Your objective:
Exclude images, then output the remaining data verbatim.

(A run of records)
· · · ·
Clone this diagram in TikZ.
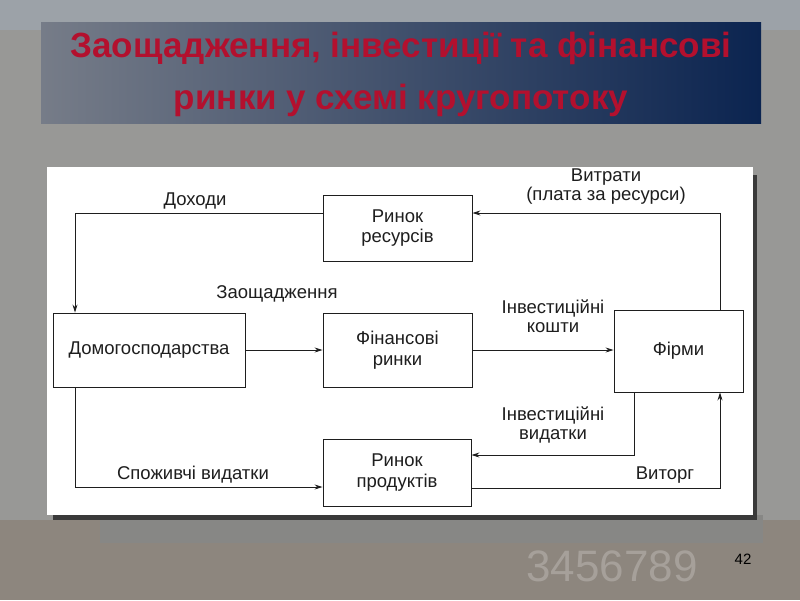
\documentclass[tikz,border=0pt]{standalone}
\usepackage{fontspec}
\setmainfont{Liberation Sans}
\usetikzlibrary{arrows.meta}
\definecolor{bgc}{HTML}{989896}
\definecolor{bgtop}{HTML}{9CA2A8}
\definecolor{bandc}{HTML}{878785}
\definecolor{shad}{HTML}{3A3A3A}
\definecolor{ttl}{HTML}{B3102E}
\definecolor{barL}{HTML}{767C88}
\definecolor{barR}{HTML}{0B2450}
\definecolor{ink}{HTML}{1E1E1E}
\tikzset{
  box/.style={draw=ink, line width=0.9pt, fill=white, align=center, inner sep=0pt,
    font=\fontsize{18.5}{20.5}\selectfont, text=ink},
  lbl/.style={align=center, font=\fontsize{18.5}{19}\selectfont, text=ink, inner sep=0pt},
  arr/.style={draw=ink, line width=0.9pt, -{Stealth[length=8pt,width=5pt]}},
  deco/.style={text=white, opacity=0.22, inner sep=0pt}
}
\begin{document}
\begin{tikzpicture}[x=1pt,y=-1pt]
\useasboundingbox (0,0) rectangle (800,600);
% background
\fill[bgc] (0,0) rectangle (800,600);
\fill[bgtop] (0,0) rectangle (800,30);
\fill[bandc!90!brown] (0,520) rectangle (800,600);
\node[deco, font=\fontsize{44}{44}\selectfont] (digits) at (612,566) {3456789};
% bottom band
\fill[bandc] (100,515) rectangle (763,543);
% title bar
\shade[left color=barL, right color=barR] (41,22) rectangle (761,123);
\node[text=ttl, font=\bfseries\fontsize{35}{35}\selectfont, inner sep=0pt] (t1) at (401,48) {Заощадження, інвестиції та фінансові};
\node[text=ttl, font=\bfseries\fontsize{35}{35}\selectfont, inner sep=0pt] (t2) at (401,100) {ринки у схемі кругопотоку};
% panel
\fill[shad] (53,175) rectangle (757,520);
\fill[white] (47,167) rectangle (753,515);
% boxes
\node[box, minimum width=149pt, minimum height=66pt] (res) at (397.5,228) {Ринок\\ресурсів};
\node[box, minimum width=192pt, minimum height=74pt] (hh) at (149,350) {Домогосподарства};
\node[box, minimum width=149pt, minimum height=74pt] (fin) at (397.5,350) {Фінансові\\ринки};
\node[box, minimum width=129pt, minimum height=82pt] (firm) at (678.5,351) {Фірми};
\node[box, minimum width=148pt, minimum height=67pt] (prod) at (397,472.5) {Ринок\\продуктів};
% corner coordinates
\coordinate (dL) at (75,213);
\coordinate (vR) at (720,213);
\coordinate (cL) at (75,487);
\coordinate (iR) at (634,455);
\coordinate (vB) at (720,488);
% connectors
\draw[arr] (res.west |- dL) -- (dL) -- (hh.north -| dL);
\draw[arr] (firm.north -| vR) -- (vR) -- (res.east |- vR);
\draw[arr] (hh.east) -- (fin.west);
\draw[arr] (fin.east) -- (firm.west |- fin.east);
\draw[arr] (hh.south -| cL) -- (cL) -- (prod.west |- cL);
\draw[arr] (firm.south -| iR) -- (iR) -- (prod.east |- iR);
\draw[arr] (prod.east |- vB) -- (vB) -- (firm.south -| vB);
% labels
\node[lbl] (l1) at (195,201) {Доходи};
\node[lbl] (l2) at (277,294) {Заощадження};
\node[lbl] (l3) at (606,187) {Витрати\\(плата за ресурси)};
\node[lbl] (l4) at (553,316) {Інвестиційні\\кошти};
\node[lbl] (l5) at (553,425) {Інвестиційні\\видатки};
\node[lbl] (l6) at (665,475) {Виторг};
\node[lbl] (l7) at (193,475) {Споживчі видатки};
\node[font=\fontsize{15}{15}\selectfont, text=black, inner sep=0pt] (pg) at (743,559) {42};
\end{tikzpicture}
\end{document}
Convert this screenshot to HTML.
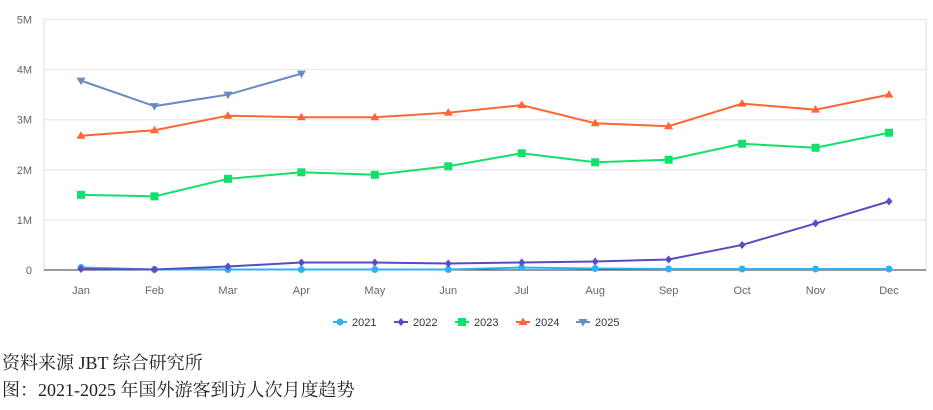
· · · ·
Task response:
Clone this diagram in TikZ.
\documentclass[tikz,border=0pt]{standalone}
\usepackage{fontspec}
\setmainfont{Liberation Sans}
\usetikzlibrary{arrows.meta}
\definecolor{bgc}{HTML}{989896}
\definecolor{bgtop}{HTML}{9CA2A8}
\definecolor{bandc}{HTML}{878785}
\definecolor{shad}{HTML}{3A3A3A}
\definecolor{ttl}{HTML}{B3102E}
\definecolor{barL}{HTML}{767C88}
\definecolor{barR}{HTML}{0B2450}
\definecolor{ink}{HTML}{1E1E1E}
\tikzset{
  box/.style={draw=ink, line width=0.9pt, fill=white, align=center, inner sep=0pt,
    font=\fontsize{18.5}{20.5}\selectfont, text=ink},
  lbl/.style={align=center, font=\fontsize{18.5}{19}\selectfont, text=ink, inner sep=0pt},
  arr/.style={draw=ink, line width=0.9pt, -{Stealth[length=8pt,width=5pt]}},
  deco/.style={text=white, opacity=0.22, inner sep=0pt}
}
\begin{document}
\begin{tikzpicture}[x=1pt,y=-1pt]
\useasboundingbox (0,0) rectangle (800,600);
% background
\fill[bgc] (0,0) rectangle (800,600);
\fill[bgtop] (0,0) rectangle (800,30);
\fill[bandc!90!brown] (0,520) rectangle (800,600);
\node[deco, font=\fontsize{44}{44}\selectfont] (digits) at (612,566) {3456789};
% bottom band
\fill[bandc] (100,515) rectangle (763,543);
% title bar
\shade[left color=barL, right color=barR] (41,22) rectangle (761,123);
\node[text=ttl, font=\bfseries\fontsize{35}{35}\selectfont, inner sep=0pt] (t1) at (401,48) {Заощадження, інвестиції та фінансові};
\node[text=ttl, font=\bfseries\fontsize{35}{35}\selectfont, inner sep=0pt] (t2) at (401,100) {ринки у схемі кругопотоку};
% panel
\fill[shad] (53,175) rectangle (757,520);
\fill[white] (47,167) rectangle (753,515);
% boxes
\node[box, minimum width=149pt, minimum height=66pt] (res) at (397.5,228) {Ринок\\ресурсів};
\node[box, minimum width=192pt, minimum height=74pt] (hh) at (149,350) {Домогосподарства};
\node[box, minimum width=149pt, minimum height=74pt] (fin) at (397.5,350) {Фінансові\\ринки};
\node[box, minimum width=129pt, minimum height=82pt] (firm) at (678.5,351) {Фірми};
\node[box, minimum width=148pt, minimum height=67pt] (prod) at (397,472.5) {Ринок\\продуктів};
% corner coordinates
\coordinate (dL) at (75,213);
\coordinate (vR) at (720,213);
\coordinate (cL) at (75,487);
\coordinate (iR) at (634,455);
\coordinate (vB) at (720,488);
% connectors
\draw[arr] (res.west |- dL) -- (dL) -- (hh.north -| dL);
\draw[arr] (firm.north -| vR) -- (vR) -- (res.east |- vR);
\draw[arr] (hh.east) -- (fin.west);
\draw[arr] (fin.east) -- (firm.west |- fin.east);
\draw[arr] (hh.south -| cL) -- (cL) -- (prod.west |- cL);
\draw[arr] (firm.south -| iR) -- (iR) -- (prod.east |- iR);
\draw[arr] (prod.east |- vB) -- (vB) -- (firm.south -| vB);
% labels
\node[lbl] (l1) at (195,201) {Доходи};
\node[lbl] (l2) at (277,294) {Заощадження};
\node[lbl] (l3) at (606,187) {Витрати\\(плата за ресурси)};
\node[lbl] (l4) at (553,316) {Інвестиційні\\кошти};
\node[lbl] (l5) at (553,425) {Інвестиційні\\видатки};
\node[lbl] (l6) at (665,475) {Виторг};
\node[lbl] (l7) at (193,475) {Споживчі видатки};
\node[font=\fontsize{15}{15}\selectfont, text=black, inner sep=0pt] (pg) at (743,559) {42};
\end{tikzpicture}
\end{document}
Convert this screenshot to HTML.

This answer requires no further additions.